What freaked me out most: the creepy stone-resin hands look as if they're about to spring to life (a la Cousin Itt) and CLAP! the poor little goldfinch into a greasy spot. [shakes off chill]
At first I didn't notice the sign. So that thing is an actual bird feeder? Well, it's very...uh...literal.
What happens if a bird $#!t$ in God's hands? Does lightning immediately strike it?
This is hilarious. And I'm slightly scared I may receive one from a relative this Christmas.
Ironic Catholic,
send me their emails, and I'll make sure it happens!
Oh, it's a bird-feeder! I was trying to figure out what that thing was in the hands. I thought it looked like a bird, but I couldn't figure out why God would want me to eat a live bird. But then, I couldn't figure out that thing about tying my son up on an altar either.

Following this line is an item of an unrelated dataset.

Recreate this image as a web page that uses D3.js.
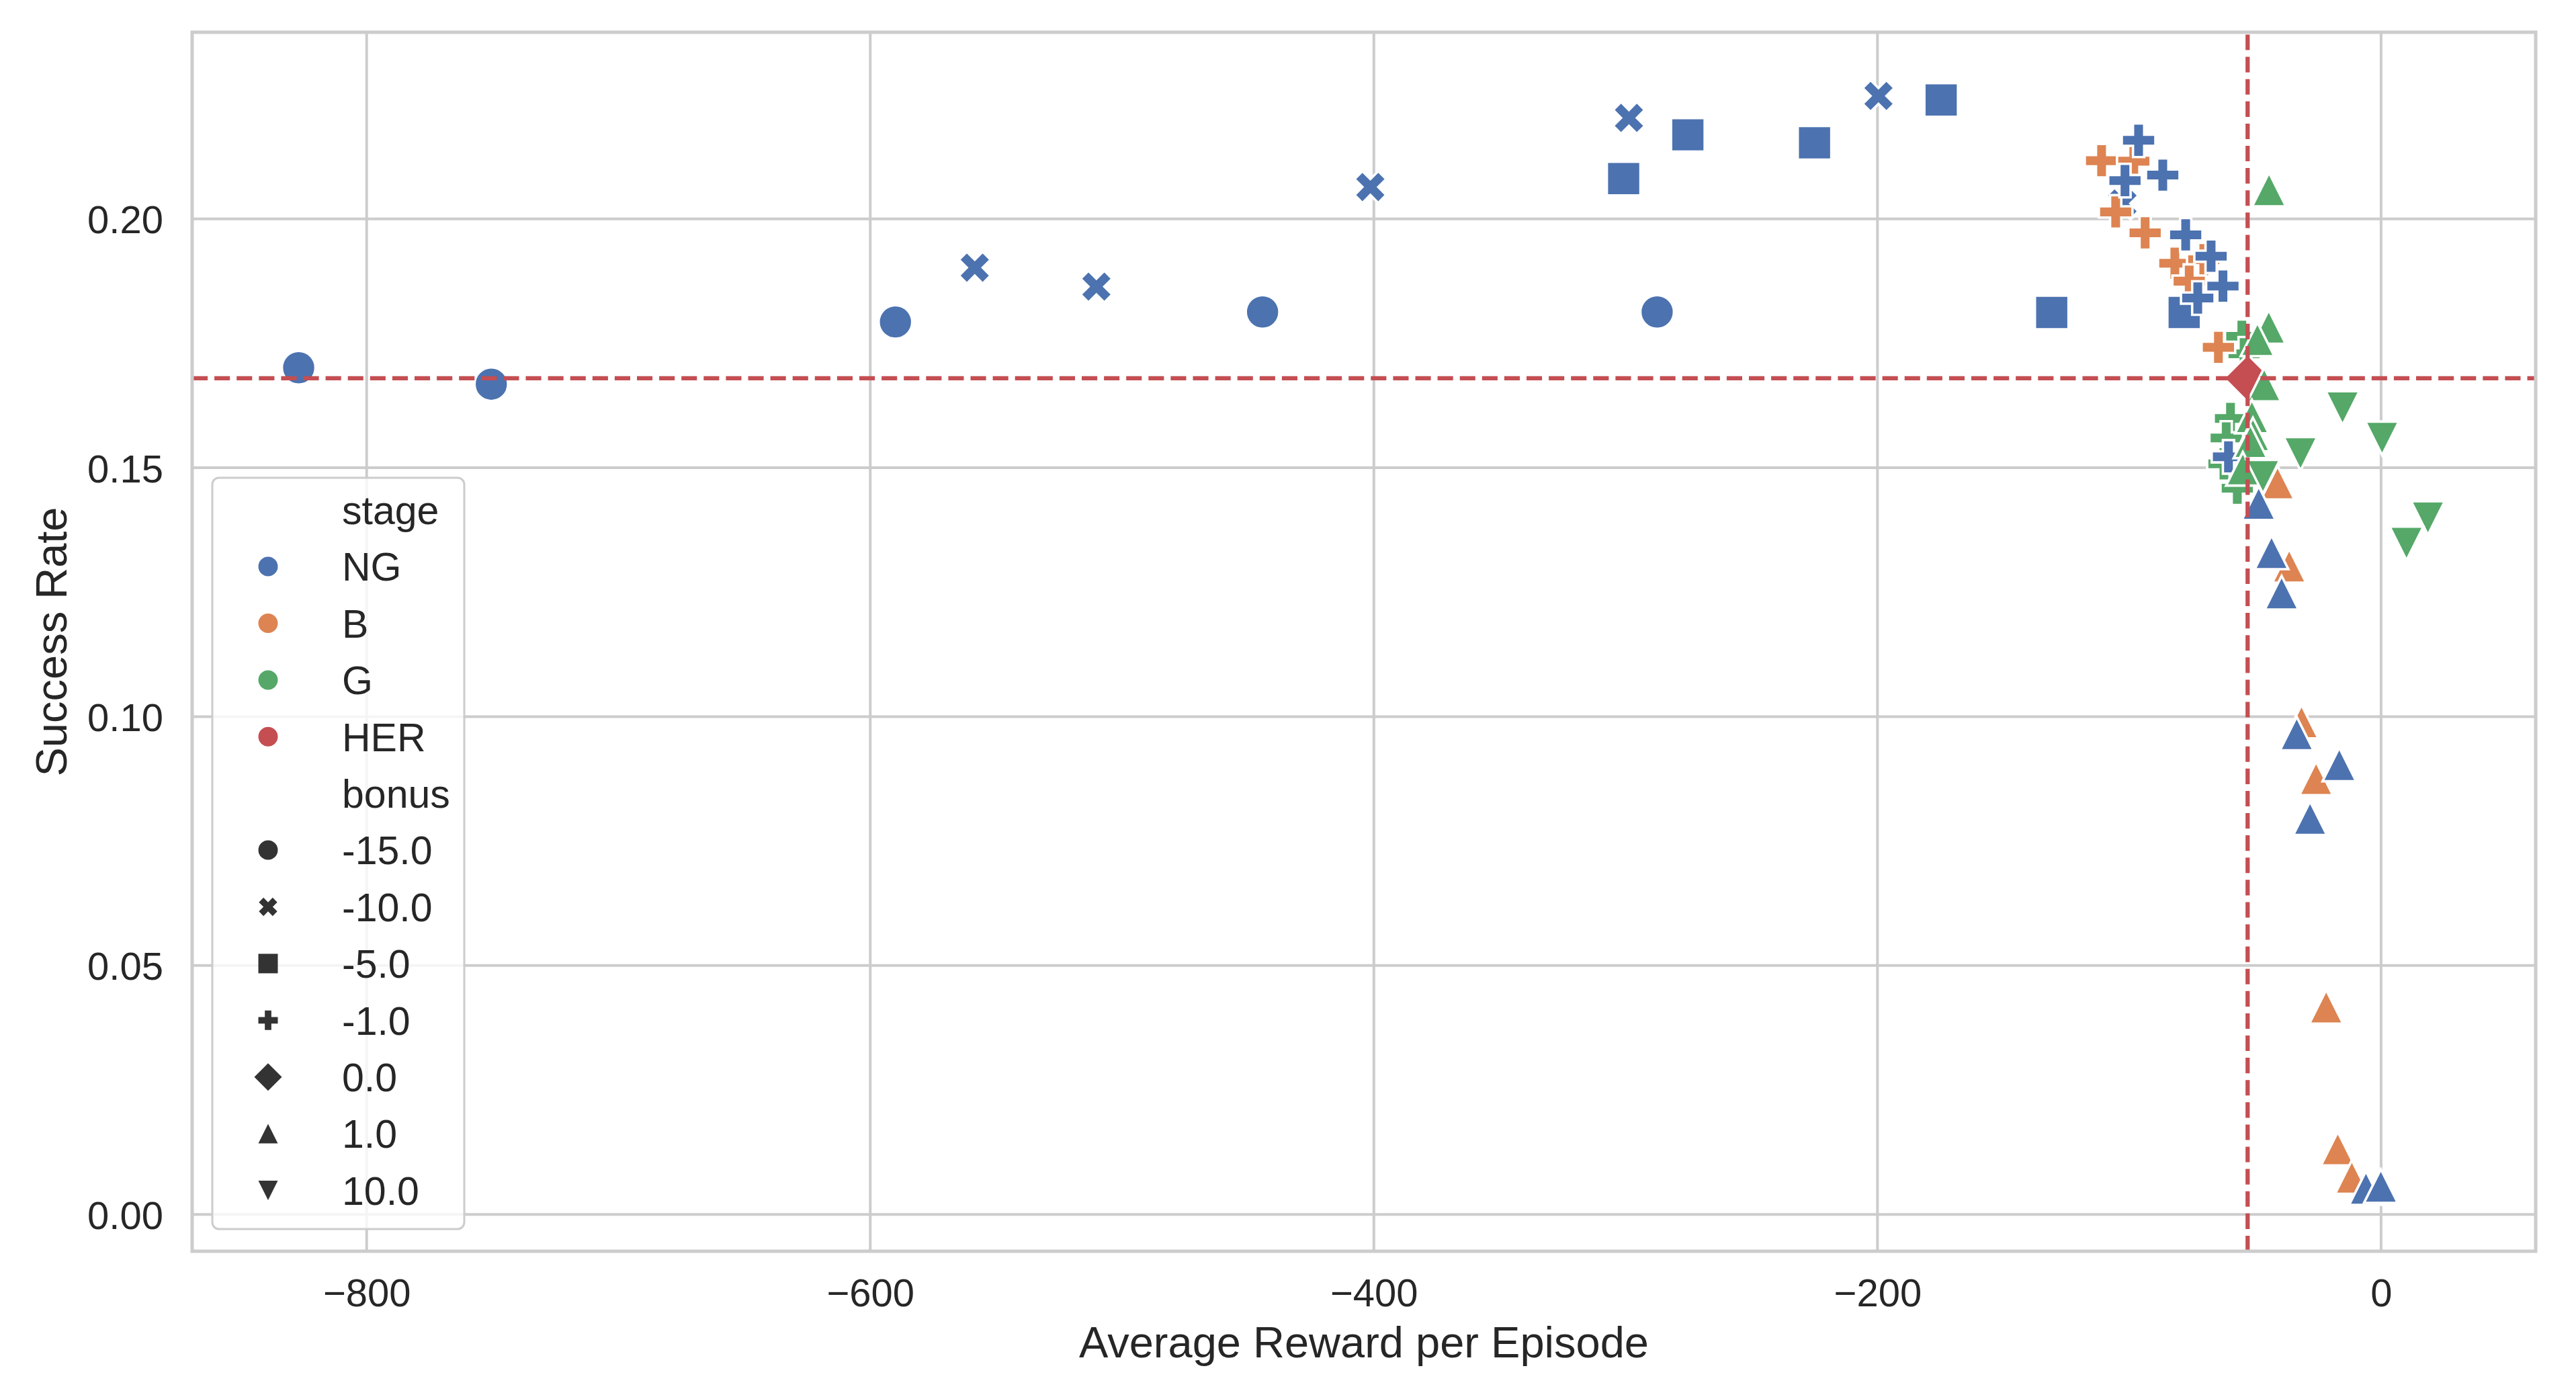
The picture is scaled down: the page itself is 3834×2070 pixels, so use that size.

But it also makes a LOVELY candy dish! For that 'Grandma Holiday Ribbon Candy', the kind that is ONE hard lump by Christmas.
No. you. didn't. Joel.
Thank you once again for making me spit Diet Coke all over the monitor.
Whoops. I meant "Thing," not Cousin Itt. Better get to watching Addams Family reruns again. The more kitsch, the better! Yeaaah!
I find it funny that you go back and re-read your own comments...
...I do that too.
Yeah, it's that whole writing process thing. The instant nature of commenting on blogs doesn't allow us to and catch our mistakes *before* we post.